begin Information supplied

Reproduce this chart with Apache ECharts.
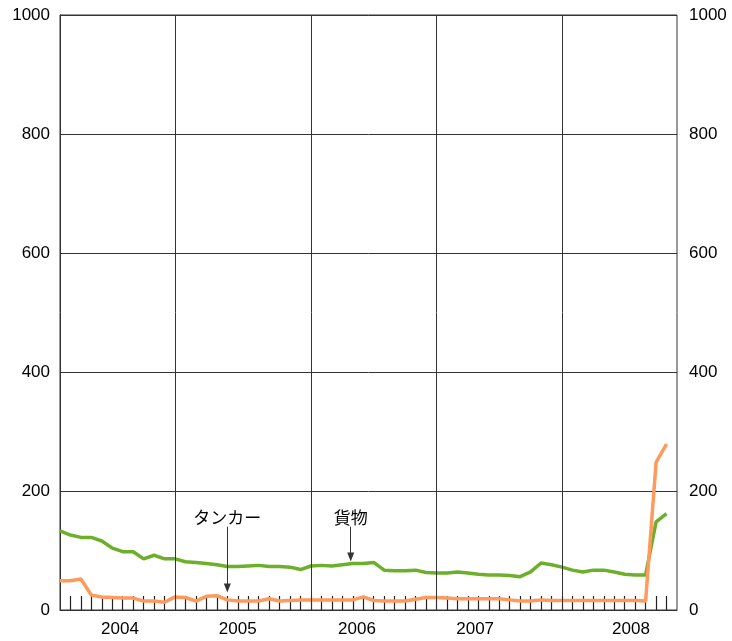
<!DOCTYPE html>
<html>
<head>
<meta charset="utf-8">
<script src="https://cdn.jsdelivr.net/npm/echarts@6/dist/echarts.min.js"></script>
<style>
html,body{margin:0;padding:0;background:#fff;}
#c{width:732px;height:641px;}
</style>
</head>
<body>
<div id="c"></div>
<script>
// Monthly values (index 0 = first month shown)
const cargo = [133,126,122,122,116,104,98,98,86,92,86,86,81,80,78,76,73,73,74,75,73,73,72,68,74,75,74,76,78,78,80,67,66,66,67,63,62,62,64,62,60,59,59,58,56,64,79,76,72,67,64,67,67,64,60,59,59,148,162];
const tanker = [49,49,52,25,22,21,20,20,15,15,13,22,21,15,23,24,17,15,15,15,19,15,16,17,17,17,17,17,17,22,16,15,15,15,18,21,21,20,19,19,19,19,19,17,15,15,17,16,16,16,16,16,16,16,16,16,15,248,279];
const totalMonths = 59;
const yearLabels = ['2004','2005','2006','2007','2008'];
const yearLabelPos = [5.74, 17.0, 28.4, 39.7, 54.6];
const yearDividers = [11, 24, 36, 48];
const yTicks = [0,200,400,600,800,1000];
const annotations = [
  {name:'タンカー', x:16, textY:156, from:140, to:37},
  {name:'貨物', x:27.8, textY:156, from:140, to:89}
];

const monthTicks = [];
for (let i = 1; i < totalMonths; i++) monthTicks.push(i);

const font = '"Liberation Sans", Arial, Helvetica, sans-serif';
const jpFont = '"Noto Sans CJK JP", "Liberation Sans", sans-serif';
const dark = '#333';
const plain = v => String(v);

const chart = echarts.init(document.getElementById('c'));
const option = {
  animation: false,
  grid: {left:60, right:55, top:15, bottom:31, show:true, borderColor:dark, borderWidth:1, backgroundColor:'transparent'},
  xAxis: {
    type:'value', min:0, max:totalMonths,
    axisLine:{show:true, lineStyle:{color:dark, width:1}},
    axisTick:{show:true, inside:true, length:14, customValues:monthTicks, lineStyle:{color:'#222', width:1.2}},
    axisLabel:{show:true, customValues:yearLabelPos, margin:11, color:'#000', fontSize:17, fontFamily:font,
      formatter:function(v){
        let best=0, d=1e9;
        yearLabelPos.forEach((p,i)=>{ if(Math.abs(p-v)<d){d=Math.abs(p-v);best=i;} });
        return yearLabels[best];
      }},
    splitLine:{show:false}
  },
  yAxis: [
    {type:'value', min:yTicks[0], max:yTicks[yTicks.length-1], interval:200, position:'left',
     axisLine:{show:true, lineStyle:{color:dark}}, axisTick:{show:false},
     axisLabel:{color:'#000', fontSize:17, fontFamily:font, margin:10, formatter:plain},
     splitLine:{show:true, lineStyle:{color:dark, width:1}}},
    {type:'value', min:yTicks[0], max:yTicks[yTicks.length-1], interval:200, position:'right',
     axisLine:{show:false}, axisTick:{show:false},
     axisLabel:{color:'#000', fontSize:17, fontFamily:font, margin:12, formatter:plain},
     splitLine:{show:false}}
  ],
  series: [
    {
      type:'line', name:'grid', data:[], z:1, silent:true,
      markLine:{silent:true, symbol:'none', label:{show:false}, animation:false,
        lineStyle:{color:dark, width:1, type:'solid'},
        data: yearDividers.map(v=>({xAxis:v}))}
    },
    {
      type:'line', name:'貨物', z:3, showSymbol:false, symbol:'none',
      data: cargo.map((v,i)=>[i,v]),
      lineStyle:{color:'#6daf2b', width:3.5}, itemStyle:{color:'#6daf2b'}
    },
    {
      type:'line', name:'タンカー', z:4, showSymbol:false, symbol:'none',
      data: tanker.map((v,i)=>[i,v]),
      lineStyle:{color:'#ff9a5c', width:3.5}, itemStyle:{color:'#ff9a5c'}
    },
    {
      type:'line', name:'ann', data:[], z:5, silent:true,
      markLine:{silent:true, symbol:['none','triangle'], symbolSize:[7,9], label:{show:false}, animation:false,
        lineStyle:{color:dark, width:1, type:'solid'},
        data: annotations.map(a=>[{coord:[a.x,a.from]},{coord:[a.x,a.to]}])}
    }
  ]
};
chart.setOption(option);

const graphics = annotations.map(a=>{
  const p = chart.convertToPixel({gridIndex:0}, [a.x, a.textY]);
  return {type:'text', x:p[0], y:p[1], style:{text:a.name, font:'17px '+jpFont, fill:'#000', align:'center', verticalAlign:'middle'}};
});
chart.setOption({graphic: graphics});
</script>
</body>
</html>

end Information supplied

* _Task description_: Write down every line from the opening of the listing to the line with "const plain = v => String(v);", both included, and nothing else; the pictures are omitted.

* _The response_:
Reproduce this chart with Apache ECharts.
<!DOCTYPE html>
<html>
<head>
<meta charset="utf-8">
<script src="https://cdn.jsdelivr.net/npm/echarts@6/dist/echarts.min.js"></script>
<style>
html,body{margin:0;padding:0;background:#fff;}
#c{width:732px;height:641px;}
</style>
</head>
<body>
<div id="c"></div>
<script>
// Monthly values (index 0 = first month shown)
const cargo = [133,126,122,122,116,104,98,98,86,92,86,86,81,80,78,76,73,73,74,75,73,73,72,68,74,75,74,76,78,78,80,67,66,66,67,63,62,62,64,62,60,59,59,58,56,64,79,76,72,67,64,67,67,64,60,59,59,148,162];
const tanker = [49,49,52,25,22,21,20,20,15,15,13,22,21,15,23,24,17,15,15,15,19,15,16,17,17,17,17,17,17,22,16,15,15,15,18,21,21,20,19,19,19,19,19,17,15,15,17,16,16,16,16,16,16,16,16,16,15,248,279];
const totalMonths = 59;
const yearLabels = ['2004','2005','2006','2007','2008'];
const yearLabelPos = [5.74, 17.0, 28.4, 39.7, 54.6];
const yearDividers = [11, 24, 36, 48];
const yTicks = [0,200,400,600,800,1000];
const annotations = [
  {name:'タンカー', x:16, textY:156, from:140, to:37},
  {name:'貨物', x:27.8, textY:156, from:140, to:89}
];

const monthTicks = [];
for (let i = 1; i < totalMonths; i++) monthTicks.push(i);

const font = '"Liberation Sans", Arial, Helvetica, sans-serif';
const jpFont = '"Noto Sans CJK JP", "Liberation Sans", sans-serif';
const dark = '#333';
const plain = v => String(v);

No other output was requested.